Problem statement — Transcribe all of the data exactly. Omit the pictures.

Dataset content —
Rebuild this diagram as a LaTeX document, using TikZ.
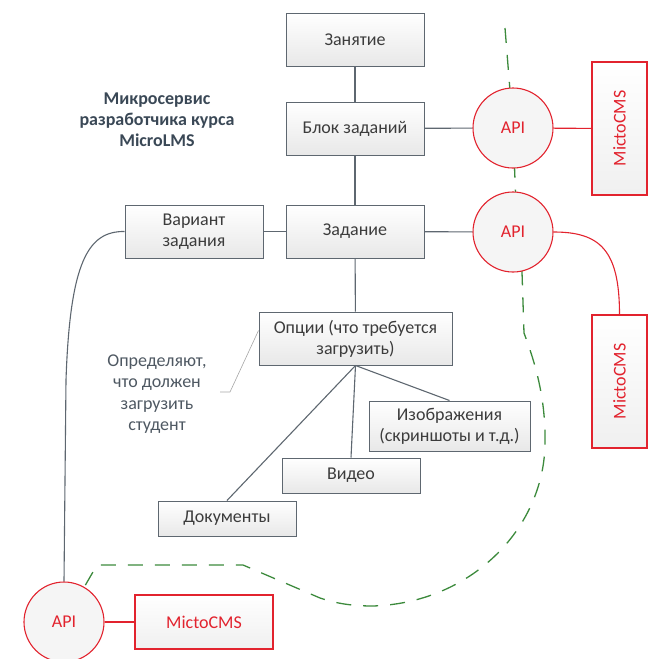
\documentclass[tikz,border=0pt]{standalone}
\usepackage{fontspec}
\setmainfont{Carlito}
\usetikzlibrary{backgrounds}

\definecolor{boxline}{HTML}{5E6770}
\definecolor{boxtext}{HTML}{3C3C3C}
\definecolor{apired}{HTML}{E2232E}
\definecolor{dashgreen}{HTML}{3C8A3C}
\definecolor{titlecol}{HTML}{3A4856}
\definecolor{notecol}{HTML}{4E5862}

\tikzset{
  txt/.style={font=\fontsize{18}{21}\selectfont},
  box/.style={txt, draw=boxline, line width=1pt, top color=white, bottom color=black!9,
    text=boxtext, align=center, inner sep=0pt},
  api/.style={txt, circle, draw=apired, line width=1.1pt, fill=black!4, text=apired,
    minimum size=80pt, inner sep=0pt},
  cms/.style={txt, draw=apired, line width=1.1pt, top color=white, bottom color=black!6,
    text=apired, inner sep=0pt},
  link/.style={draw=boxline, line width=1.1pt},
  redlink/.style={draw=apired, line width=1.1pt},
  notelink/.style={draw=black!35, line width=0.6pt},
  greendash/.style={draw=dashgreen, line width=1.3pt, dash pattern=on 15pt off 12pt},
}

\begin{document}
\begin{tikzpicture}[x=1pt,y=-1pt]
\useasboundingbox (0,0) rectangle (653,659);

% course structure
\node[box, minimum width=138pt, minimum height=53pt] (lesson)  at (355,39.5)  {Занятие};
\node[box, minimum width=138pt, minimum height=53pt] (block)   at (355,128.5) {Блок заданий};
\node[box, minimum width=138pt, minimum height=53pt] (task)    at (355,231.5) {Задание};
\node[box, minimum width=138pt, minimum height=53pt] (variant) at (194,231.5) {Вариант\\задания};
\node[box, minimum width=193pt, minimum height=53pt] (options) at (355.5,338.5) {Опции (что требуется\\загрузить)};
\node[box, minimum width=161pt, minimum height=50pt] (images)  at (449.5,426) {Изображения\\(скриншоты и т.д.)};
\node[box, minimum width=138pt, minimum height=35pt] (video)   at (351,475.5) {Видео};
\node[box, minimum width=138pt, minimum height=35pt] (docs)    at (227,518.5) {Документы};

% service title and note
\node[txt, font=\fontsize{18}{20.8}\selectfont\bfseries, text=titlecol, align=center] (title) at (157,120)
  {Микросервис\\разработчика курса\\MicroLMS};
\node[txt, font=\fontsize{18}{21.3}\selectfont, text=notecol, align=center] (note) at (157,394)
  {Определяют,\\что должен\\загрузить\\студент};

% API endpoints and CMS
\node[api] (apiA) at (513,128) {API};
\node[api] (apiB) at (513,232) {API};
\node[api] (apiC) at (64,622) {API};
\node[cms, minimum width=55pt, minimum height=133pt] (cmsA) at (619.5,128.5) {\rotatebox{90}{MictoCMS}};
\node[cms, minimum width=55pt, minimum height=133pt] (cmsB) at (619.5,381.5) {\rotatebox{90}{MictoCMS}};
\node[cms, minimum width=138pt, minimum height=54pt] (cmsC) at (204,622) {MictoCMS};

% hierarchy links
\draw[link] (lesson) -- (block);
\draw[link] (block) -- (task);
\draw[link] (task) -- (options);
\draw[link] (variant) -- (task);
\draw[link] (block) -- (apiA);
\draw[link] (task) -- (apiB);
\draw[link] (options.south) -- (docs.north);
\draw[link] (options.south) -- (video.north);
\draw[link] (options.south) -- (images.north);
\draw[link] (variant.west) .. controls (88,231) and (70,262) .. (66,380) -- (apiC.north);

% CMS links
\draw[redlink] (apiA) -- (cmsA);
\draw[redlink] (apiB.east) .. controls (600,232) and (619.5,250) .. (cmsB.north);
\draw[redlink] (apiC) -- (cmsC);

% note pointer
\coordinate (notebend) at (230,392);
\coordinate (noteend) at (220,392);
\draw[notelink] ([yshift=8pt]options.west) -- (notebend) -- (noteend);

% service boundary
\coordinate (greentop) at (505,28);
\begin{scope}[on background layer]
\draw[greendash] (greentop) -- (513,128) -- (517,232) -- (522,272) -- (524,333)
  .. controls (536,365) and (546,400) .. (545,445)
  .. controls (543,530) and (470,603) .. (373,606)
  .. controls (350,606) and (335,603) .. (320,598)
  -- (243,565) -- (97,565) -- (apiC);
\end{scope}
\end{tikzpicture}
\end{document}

Answer for the task —
Rebuild this diagram as a LaTeX document, using TikZ.
\documentclass[tikz,border=0pt]{standalone}
\usepackage{fontspec}
\setmainfont{Carlito}
\usetikzlibrary{backgrounds}

\definecolor{boxline}{HTML}{5E6770}
\definecolor{boxtext}{HTML}{3C3C3C}
\definecolor{apired}{HTML}{E2232E}
\definecolor{dashgreen}{HTML}{3C8A3C}
\definecolor{titlecol}{HTML}{3A4856}
\definecolor{notecol}{HTML}{4E5862}

\tikzset{
  txt/.style={font=\fontsize{18}{21}\selectfont},
  box/.style={txt, draw=boxline, line width=1pt, top color=white, bottom color=black!9,
    text=boxtext, align=center, inner sep=0pt},
  api/.style={txt, circle, draw=apired, line width=1.1pt, fill=black!4, text=apired,
    minimum size=80pt, inner sep=0pt},
  cms/.style={txt, draw=apired, line width=1.1pt, top color=white, bottom color=black!6,
    text=apired, inner sep=0pt},
  link/.style={draw=boxline, line width=1.1pt},
  redlink/.style={draw=apired, line width=1.1pt},
  notelink/.style={draw=black!35, line width=0.6pt},
  greendash/.style={draw=dashgreen, line width=1.3pt, dash pattern=on 15pt off 12pt},
}

\begin{document}
\begin{tikzpicture}[x=1pt,y=-1pt]
\useasboundingbox (0,0) rectangle (653,659);

% course structure
\node[box, minimum width=138pt, minimum height=53pt] (lesson)  at (355,39.5)  {Занятие};
\node[box, minimum width=138pt, minimum height=53pt] (block)   at (355,128.5) {Блок заданий};
\node[box, minimum width=138pt, minimum height=53pt] (task)    at (355,231.5) {Задание};
\node[box, minimum width=138pt, minimum height=53pt] (variant) at (194,231.5) {Вариант\\задания};
\node[box, minimum width=193pt, minimum height=53pt] (options) at (355.5,338.5) {Опции (что требуется\\загрузить)};
\node[box, minimum width=161pt, minimum height=50pt] (images)  at (449.5,426) {Изображения\\(скриншоты и т.д.)};
\node[box, minimum width=138pt, minimum height=35pt] (video)   at (351,475.5) {Видео};
\node[box, minimum width=138pt, minimum height=35pt] (docs)    at (227,518.5) {Документы};

% service title and note
\node[txt, font=\fontsize{18}{20.8}\selectfont\bfseries, text=titlecol, align=center] (title) at (157,120)
  {Микросервис\\разработчика курса\\MicroLMS};
\node[txt, font=\fontsize{18}{21.3}\selectfont, text=notecol, align=center] (note) at (157,394)
  {Определяют,\\что должен\\загрузить\\студент};

% API endpoints and CMS
\node[api] (apiA) at (513,128) {API};
\node[api] (apiB) at (513,232) {API};
\node[api] (apiC) at (64,622) {API};
\node[cms, minimum width=55pt, minimum height=133pt] (cmsA) at (619.5,128.5) {\rotatebox{90}{MictoCMS}};
\node[cms, minimum width=55pt, minimum height=133pt] (cmsB) at (619.5,381.5) {\rotatebox{90}{MictoCMS}};
\node[cms, minimum width=138pt, minimum height=54pt] (cmsC) at (204,622) {MictoCMS};

% hierarchy links
\draw[link] (lesson) -- (block);
\draw[link] (block) -- (task);
\draw[link] (task) -- (options);
\draw[link] (variant) -- (task);
\draw[link] (block) -- (apiA);
\draw[link] (task) -- (apiB);
\draw[link] (options.south) -- (docs.north);
\draw[link] (options.south) -- (video.north);
\draw[link] (options.south) -- (images.north);
\draw[link] (variant.west) .. controls (88,231) and (70,262) .. (66,380) -- (apiC.north);

% CMS links
\draw[redlink] (apiA) -- (cmsA);
\draw[redlink] (apiB.east) .. controls (600,232) and (619.5,250) .. (cmsB.north);
\draw[redlink] (apiC) -- (cmsC);

% note pointer
\coordinate (notebend) at (230,392);
\coordinate (noteend) at (220,392);
\draw[notelink] ([yshift=8pt]options.west) -- (notebend) -- (noteend);

% service boundary
\coordinate (greentop) at (505,28);
\begin{scope}[on background layer]
\draw[greendash] (greentop) -- (513,128) -- (517,232) -- (522,272) -- (524,333)
  .. controls (536,365) and (546,400) .. (545,445)
  .. controls (543,530) and (470,603) .. (373,606)
  .. controls (350,606) and (335,603) .. (320,598)
  -- (243,565) -- (97,565) -- (apiC);
\end{scope}
\end{tikzpicture}
\end{document}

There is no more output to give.